The problem: Copy all the data exactly, except the pictures.

Data provided:
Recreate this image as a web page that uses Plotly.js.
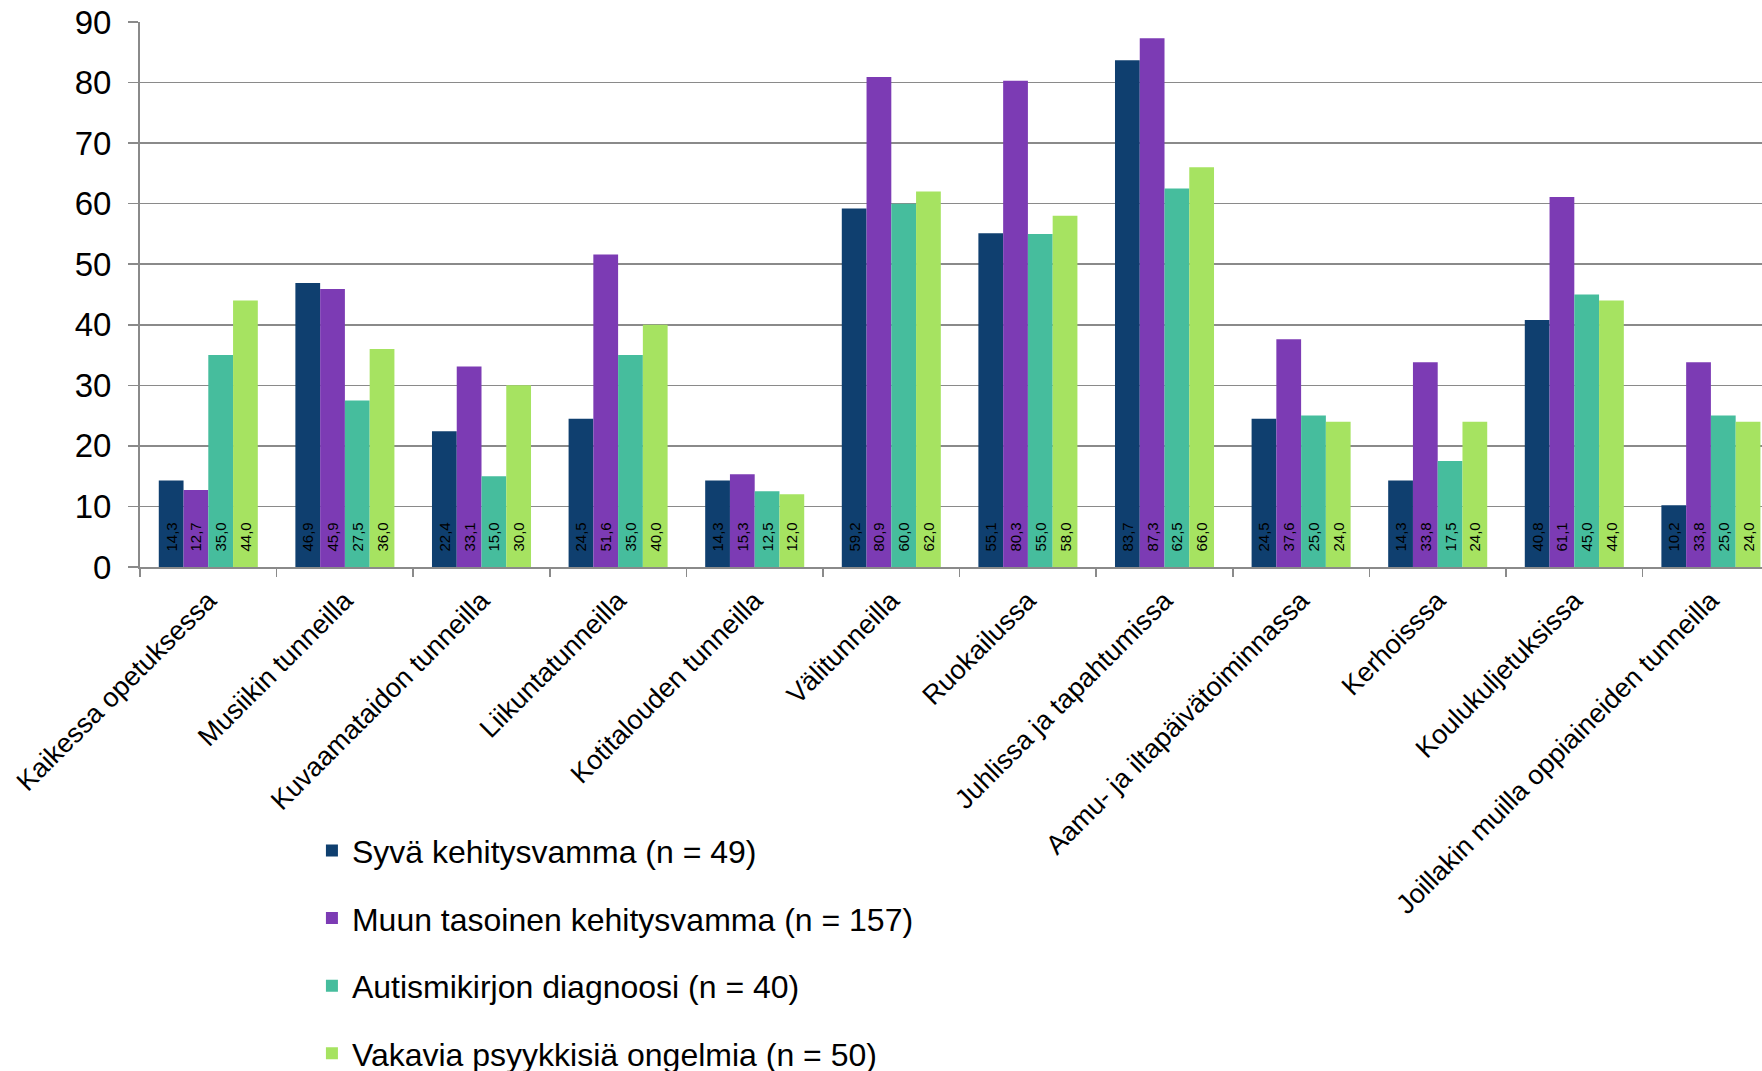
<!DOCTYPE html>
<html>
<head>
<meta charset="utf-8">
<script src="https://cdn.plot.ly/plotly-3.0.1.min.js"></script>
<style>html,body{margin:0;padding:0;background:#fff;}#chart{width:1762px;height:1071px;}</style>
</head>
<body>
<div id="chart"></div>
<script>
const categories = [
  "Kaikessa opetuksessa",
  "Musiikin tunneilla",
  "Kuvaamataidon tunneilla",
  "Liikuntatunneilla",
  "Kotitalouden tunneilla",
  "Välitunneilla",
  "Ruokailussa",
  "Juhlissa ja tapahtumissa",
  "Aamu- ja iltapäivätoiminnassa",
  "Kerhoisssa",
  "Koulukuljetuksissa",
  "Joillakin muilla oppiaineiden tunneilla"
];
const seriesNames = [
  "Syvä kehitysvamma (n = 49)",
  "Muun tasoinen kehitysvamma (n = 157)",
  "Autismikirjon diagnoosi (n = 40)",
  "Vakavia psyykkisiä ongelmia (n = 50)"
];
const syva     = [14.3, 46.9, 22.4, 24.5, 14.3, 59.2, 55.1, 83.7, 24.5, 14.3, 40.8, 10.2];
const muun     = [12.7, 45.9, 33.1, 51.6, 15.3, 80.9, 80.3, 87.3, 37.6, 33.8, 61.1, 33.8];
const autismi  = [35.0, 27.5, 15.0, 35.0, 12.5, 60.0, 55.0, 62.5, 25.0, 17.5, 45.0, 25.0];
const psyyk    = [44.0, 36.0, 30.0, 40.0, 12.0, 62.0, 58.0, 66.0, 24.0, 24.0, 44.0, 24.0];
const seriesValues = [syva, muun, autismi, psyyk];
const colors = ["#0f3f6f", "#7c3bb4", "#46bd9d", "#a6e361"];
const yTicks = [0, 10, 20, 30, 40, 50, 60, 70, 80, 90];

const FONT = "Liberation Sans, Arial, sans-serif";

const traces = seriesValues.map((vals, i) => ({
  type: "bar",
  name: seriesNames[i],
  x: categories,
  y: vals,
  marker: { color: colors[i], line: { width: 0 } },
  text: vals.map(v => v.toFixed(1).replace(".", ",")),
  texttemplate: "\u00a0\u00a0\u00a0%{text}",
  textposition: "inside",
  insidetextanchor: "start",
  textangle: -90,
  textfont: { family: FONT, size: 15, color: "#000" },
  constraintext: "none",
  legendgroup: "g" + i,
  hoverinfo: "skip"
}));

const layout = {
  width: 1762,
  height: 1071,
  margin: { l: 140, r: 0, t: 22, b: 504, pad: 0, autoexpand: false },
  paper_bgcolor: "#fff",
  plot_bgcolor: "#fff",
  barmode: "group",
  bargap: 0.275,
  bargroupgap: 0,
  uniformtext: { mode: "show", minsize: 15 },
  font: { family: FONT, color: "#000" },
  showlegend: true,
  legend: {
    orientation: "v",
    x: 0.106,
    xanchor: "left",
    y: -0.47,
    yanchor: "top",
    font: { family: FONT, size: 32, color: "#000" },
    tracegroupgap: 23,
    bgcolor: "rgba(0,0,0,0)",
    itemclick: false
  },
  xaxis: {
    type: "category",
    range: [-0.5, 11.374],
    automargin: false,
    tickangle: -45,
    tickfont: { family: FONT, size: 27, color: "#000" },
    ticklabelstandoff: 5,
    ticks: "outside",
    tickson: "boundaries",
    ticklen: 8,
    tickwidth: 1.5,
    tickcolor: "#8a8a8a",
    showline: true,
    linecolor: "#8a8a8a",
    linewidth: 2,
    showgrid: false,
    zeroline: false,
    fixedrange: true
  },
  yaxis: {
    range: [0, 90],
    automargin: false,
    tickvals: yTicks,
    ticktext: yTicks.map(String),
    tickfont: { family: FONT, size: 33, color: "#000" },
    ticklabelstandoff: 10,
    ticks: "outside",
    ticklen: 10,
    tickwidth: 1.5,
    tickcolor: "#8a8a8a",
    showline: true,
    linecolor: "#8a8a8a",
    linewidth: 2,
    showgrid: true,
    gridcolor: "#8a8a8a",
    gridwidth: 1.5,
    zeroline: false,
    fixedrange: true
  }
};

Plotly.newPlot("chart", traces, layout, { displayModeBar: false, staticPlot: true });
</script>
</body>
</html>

Result for this exercise:
Recreate this image as a web page that uses Plotly.js.
<!DOCTYPE html>
<html>
<head>
<meta charset="utf-8">
<script src="https://cdn.plot.ly/plotly-3.0.1.min.js"></script>
<style>html,body{margin:0;padding:0;background:#fff;}#chart{width:1762px;height:1071px;}</style>
</head>
<body>
<div id="chart"></div>
<script>
const categories = [
  "Kaikessa opetuksessa",
  "Musiikin tunneilla",
  "Kuvaamataidon tunneilla",
  "Liikuntatunneilla",
  "Kotitalouden tunneilla",
  "Välitunneilla",
  "Ruokailussa",
  "Juhlissa ja tapahtumissa",
  "Aamu- ja iltapäivätoiminnassa",
  "Kerhoisssa",
  "Koulukuljetuksissa",
  "Joillakin muilla oppiaineiden tunneilla"
];
const seriesNames = [
  "Syvä kehitysvamma (n = 49)",
  "Muun tasoinen kehitysvamma (n = 157)",
  "Autismikirjon diagnoosi (n = 40)",
  "Vakavia psyykkisiä ongelmia (n = 50)"
];
const syva     = [14.3, 46.9, 22.4, 24.5, 14.3, 59.2, 55.1, 83.7, 24.5, 14.3, 40.8, 10.2];
const muun     = [12.7, 45.9, 33.1, 51.6, 15.3, 80.9, 80.3, 87.3, 37.6, 33.8, 61.1, 33.8];
const autismi  = [35.0, 27.5, 15.0, 35.0, 12.5, 60.0, 55.0, 62.5, 25.0, 17.5, 45.0, 25.0];
const psyyk    = [44.0, 36.0, 30.0, 40.0, 12.0, 62.0, 58.0, 66.0, 24.0, 24.0, 44.0, 24.0];
const seriesValues = [syva, muun, autismi, psyyk];
const colors = ["#0f3f6f", "#7c3bb4", "#46bd9d", "#a6e361"];
const yTicks = [0, 10, 20, 30, 40, 50, 60, 70, 80, 90];

const FONT = "Liberation Sans, Arial, sans-serif";

const traces = seriesValues.map((vals, i) => ({
  type: "bar",
  name: seriesNames[i],
  x: categories,
  y: vals,
  marker: { color: colors[i], line: { width: 0 } },
  text: vals.map(v => v.toFixed(1).replace(".", ",")),
  texttemplate: "\u00a0\u00a0\u00a0%{text}",
  textposition: "inside",
  insidetextanchor: "start",
  textangle: -90,
  textfont: { family: FONT, size: 15, color: "#000" },
  constraintext: "none",
  legendgroup: "g" + i,
  hoverinfo: "skip"
}));

const layout = {
  width: 1762,
  height: 1071,
  margin: { l: 140, r: 0, t: 22, b: 504, pad: 0, autoexpand: false },
  paper_bgcolor: "#fff",
  plot_bgcolor: "#fff",
  barmode: "group",
  bargap: 0.275,
  bargroupgap: 0,
  uniformtext: { mode: "show", minsize: 15 },
  font: { family: FONT, color: "#000" },
  showlegend: true,
  legend: {
    orientation: "v",
    x: 0.106,
    xanchor: "left",
    y: -0.47,
    yanchor: "top",
    font: { family: FONT, size: 32, color: "#000" },
    tracegroupgap: 23,
    bgcolor: "rgba(0,0,0,0)",
    itemclick: false
  },
  xaxis: {
    type: "category",
    range: [-0.5, 11.374],
    automargin: false,
    tickangle: -45,
    tickfont: { family: FONT, size: 27, color: "#000" },
    ticklabelstandoff: 5,
    ticks: "outside",
    tickson: "boundaries",
    ticklen: 8,
    tickwidth: 1.5,
    tickcolor: "#8a8a8a",
    showline: true,
    linecolor: "#8a8a8a",
    linewidth: 2,
    showgrid: false,
    zeroline: false,
    fixedrange: true
  },
  yaxis: {
    range: [0, 90],
    automargin: false,
    tickvals: yTicks,
    ticktext: yTicks.map(String),
    tickfont: { family: FONT, size: 33, color: "#000" },
    ticklabelstandoff: 10,
    ticks: "outside",
    ticklen: 10,
    tickwidth: 1.5,
    tickcolor: "#8a8a8a",
    showline: true,
    linecolor: "#8a8a8a",
    linewidth: 2,
    showgrid: true,
    gridcolor: "#8a8a8a",
    gridwidth: 1.5,
    zeroline: false,
    fixedrange: true
  }
};

Plotly.newPlot("chart", traces, layout, { displayModeBar: false, staticPlot: true });
</script>
</body>
</html>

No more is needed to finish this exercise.